There are several reasons why Milan Fashion Week is an unmissable event on the fashion calendar, but two of the biggest reasons Miuccia Prada and Giorgio Armani. Armani’s breakthrough fashion moment came in 1980 whenRichard Gere wore the designer’s clothes in the film American Gigolo. Gere’s well-clad and handsome screen appearances “generated a lot of interest for the label and gained Armani popularity in America,” according to The Telegraph. “Soon after many celebrities were spotted wearing his designs on the red carpet. The Armani brand now includes Giorgio Armani Privé, Giorgio Armani, Emporio Armani, EA7, Armani Collezioni, Armani Jeans, Armani Junior and Armani Exchange.”

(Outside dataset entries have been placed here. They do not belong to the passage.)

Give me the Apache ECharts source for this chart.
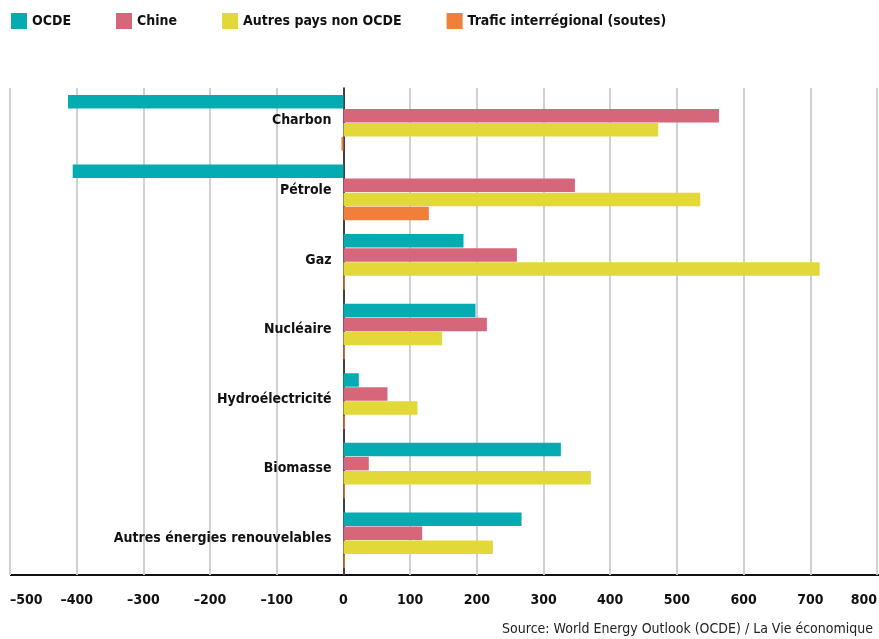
<!DOCTYPE html>
<html>
<head>
<meta charset="utf-8">
<script src="https://cdn.jsdelivr.net/npm/echarts@6/dist/echarts.min.js"></script>
<style>
  html, body { margin: 0; padding: 0; background: #fff; }
  #chart { width: 879px; height: 639px; }
</style>
</head>
<body>
<div id="chart"></div>
<script>
const categories = ['Charbon', 'Pétrole', 'Gaz', 'Nucléaire', 'Hydroélectricité', 'Biomasse', 'Autres énergies renouvelables'];
const ocde = [-413, -406, 180, 198, 23, 326, 267];
const chine = [563, 347, 260, 215, 66, 38, 118];
const autres = [472, 535, 714, 148, 111, 371, 224];
const trafic = [-3, 128, 2, 2, 2, 2, 2];
const xTicks = [-500, 800, 100];

const font = 'DejaVu Sans Condensed';
const chart = echarts.init(document.getElementById('chart'));

function bar(name, data, color) {
    return {
        name: name,
        type: 'bar',
        data: data,
        itemStyle: { color: color },
        barGap: '4%',
        barCategoryGap: '20%'
    };
}

let option = {
    animation: false,
    textStyle: { fontFamily: font },
    legend: {
        data: ['OCDE', 'Chine', 'Autres pays non OCDE', 'Trafic interrégional (soutes)'],
        left: 6,
        top: 8,
        itemWidth: 16,
        itemHeight: 16,
        itemGap: 45,
        icon: 'rect',
        textStyle: { fontFamily: font, fontWeight: 'bold', fontSize: 14, color: '#111' }
    },
    grid: { left: 10, right: 2, top: 88, bottom: 64, containLabel: false, outerBoundsMode: 'none' },
    xAxis: {
        type: 'value',
        min: xTicks[0],
        max: xTicks[1],
        interval: xTicks[2],
        axisLine: { show: false },
        axisTick: { show: false },
        splitLine: { show: true, lineStyle: { color: '#d0d0d0', width: 2 } },
        axisLabel: {
            fontFamily: font, fontWeight: 'bold', fontSize: 14, color: '#111', margin: 18,
            alignMinLabel: 'left', alignMaxLabel: 'right',
            formatter: v => v < 0 ? '\u2013' + Math.abs(v) : String(v)
        }
    },
    yAxis: {
        type: 'category',
        data: categories,
        inverse: true,
        axisLine: { show: true, onZero: true, lineStyle: { color: '#111', width: 1.5 } },
        axisTick: { show: false },
        axisLabel: { show: false }
    },
    graphic: [
        { type: 'line', shape: { x1: 10, y1: 575, x2: 879, y2: 575 }, style: { stroke: '#111', lineWidth: 2 } },
        { type: 'line', shape: { x1: 10, y1: 88, x2: 10, y2: 575 }, style: { stroke: '#d0d0d0', lineWidth: 2 } },
        {
            type: 'text', right: 6, top: 622,
            style: { text: 'Source: World Energy Outlook (OCDE) / La Vie économique', font: '14px "' + font + '"', fill: '#222' }
        }
    ],
    series: [
        bar('OCDE', ocde, '#04acb1'),
        bar('Chine', chine, '#d6667a'),
        bar('Autres pays non OCDE', autres, '#e2d839'),
        bar('Trafic interrégional (soutes)', trafic, '#ef7f3b'),
        {
            // category names drawn next to the zero line
            name: 'labels',
            type: 'scatter',
            symbolSize: 0,
            silent: true,
            z: 10,
            itemStyle: { opacity: 1 },
            data: categories.map(c => [0, c]),
            label: {
                show: true,
                position: 'left',
                distance: 12,
                offset: [0, -2],
                formatter: p => p.value[1],
                fontFamily: font, fontWeight: 'bold', fontSize: 14, color: '#111', opacity: 1
            }
        }
    ]
};
option && chart.setOption(option);
</script>
</body>
</html>
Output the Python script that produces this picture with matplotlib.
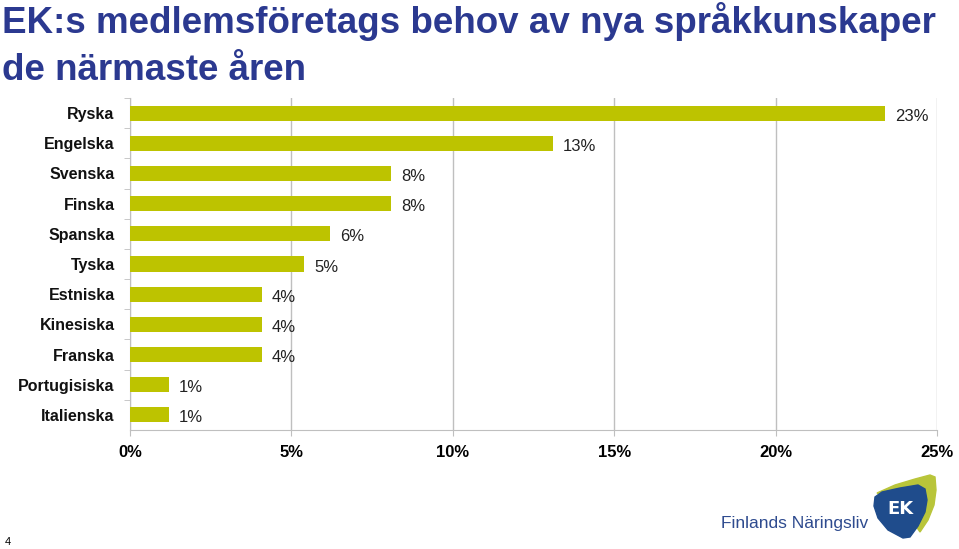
import matplotlib.pyplot as plt
from matplotlib.patches import Polygon

languages = ['Ryska', 'Engelska', 'Svenska', 'Finska', 'Spanska', 'Tyska',
             'Estniska', 'Kinesiska', 'Franska', 'Portugisiska', 'Italienska']
values = [23.4, 13.1, 8.1, 8.1, 6.2, 5.4, 4.1, 4.1, 4.1, 1.2, 1.2]
value_labels = ['23%', '13%', '8%', '8%', '6%', '5%', '4%', '4%', '4%', '1%', '1%']
x_ticks = [0, 5, 10, 15, 20, 25]
x_tick_labels = ['0%', '5%', '10%', '15%', '20%', '25%']

title_blue = '#2B3990'
bar_color = '#BDC300'
grid_gray = '#BFBFBF'

plt.rcParams['font.family'] = ['Liberation Sans', 'DejaVu Sans']

W, H = 959, 549
fig = plt.figure(figsize=(W / 100, H / 100), dpi=100)

def fx(x):
    return x / W

def fy(y):
    return 1 - y / H

ax = fig.add_axes([fx(130), fy(430), fx(937) - fx(130), fy(98) - fy(430)])

pos = list(range(len(languages)))
ax.barh(pos, values, height=0.5, color=bar_color, zorder=3)
for p, v, lab in zip(pos, values, value_labels):
    ax.text(v + 0.3, p + 0.1, lab, va='center', ha='left', fontsize=12, color='#222222')

ax.set_xlim(0, 25)
ax.set_ylim(len(languages) - 0.5, -0.5)
ax.set_yticks(pos)
ax.set_yticklabels(languages, fontsize=11.5, fontweight='bold', color='#111111')
# category ticks sit between the bars
ax.set_yticks([p + 0.5 for p in pos[:-1]] + [-0.5], minor=True)
ax.tick_params(axis='y', which='major', length=0, pad=11)
ax.tick_params(axis='y', which='minor', length=4, color=grid_gray)
ax.set_xticks(x_ticks)
ax.set_xticklabels(x_tick_labels, fontsize=12, fontweight='bold')
ax.tick_params(axis='x', length=4, color=grid_gray, pad=7)
ax.xaxis.grid(True, color=grid_gray, linewidth=1, zorder=0)
ax.set_axisbelow(True)
for s in ['top', 'right']:
    ax.spines[s].set_visible(False)
for s in ['left', 'bottom']:
    ax.spines[s].set_color(grid_gray)

fig.text(fx(2), fy(33), 'EK:s medlemsföretags behov av nya språkkunskaper',
         fontsize=26.5, fontweight='bold', color=title_blue, ha='left', va='baseline')
fig.text(fx(2), fy(80), 'de närmaste åren',
         fontsize=26.5, fontweight='bold', color=title_blue, ha='left', va='baseline')

fig.text(fx(5), fy(545), '4', fontsize=8, ha='left', va='baseline')

# logo
fig.text(fx(868), fy(528), 'Finlands Näringsliv', fontsize=12.5, color='#2E4B8F',
         ha='right', va='baseline')
green = [(877, 493), (895, 485), (915, 479), (930, 475), (935, 477), (936, 490),
         (934, 505), (928, 520), (920, 532), (905, 510)]
blue = [(875, 497), (882, 492), (900, 488), (918, 485), (925, 489), (927, 500),
        (925, 512), (918, 526), (910, 537), (903, 538), (888, 530), (878, 518),
        (874, 506)]
fig.patches.append(Polygon([(fx(x), fy(y)) for x, y in green], closed=True,
                           transform=fig.transFigure, color='#B9C53A', zorder=1))
fig.patches.append(Polygon([(fx(x), fy(y)) for x, y in blue], closed=True,
                           transform=fig.transFigure, color='#1F4C8C', zorder=2))
fig.text(fx(900), fy(509), 'EK', fontsize=13, fontweight='bold', color='white',
         family='DejaVu Sans', ha='center', va='center', zorder=3)

fig.savefig('out.png', dpi=100)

The rise of Miuccia Prada has been a bit more unconventional, much like Prada designs are. “She received a Ph.D. in political science from the University of Milan , and began training to be a mime,” The New Yorker has said. “Prada doesn’t sew, embroider, sketch, etc. Instead, she surrounds herself with talented people who translate her themes, concepts, and taste into clothes. This unusual approach has made her one of the most influential designers in the world, and one of the most powerful women in Europe.”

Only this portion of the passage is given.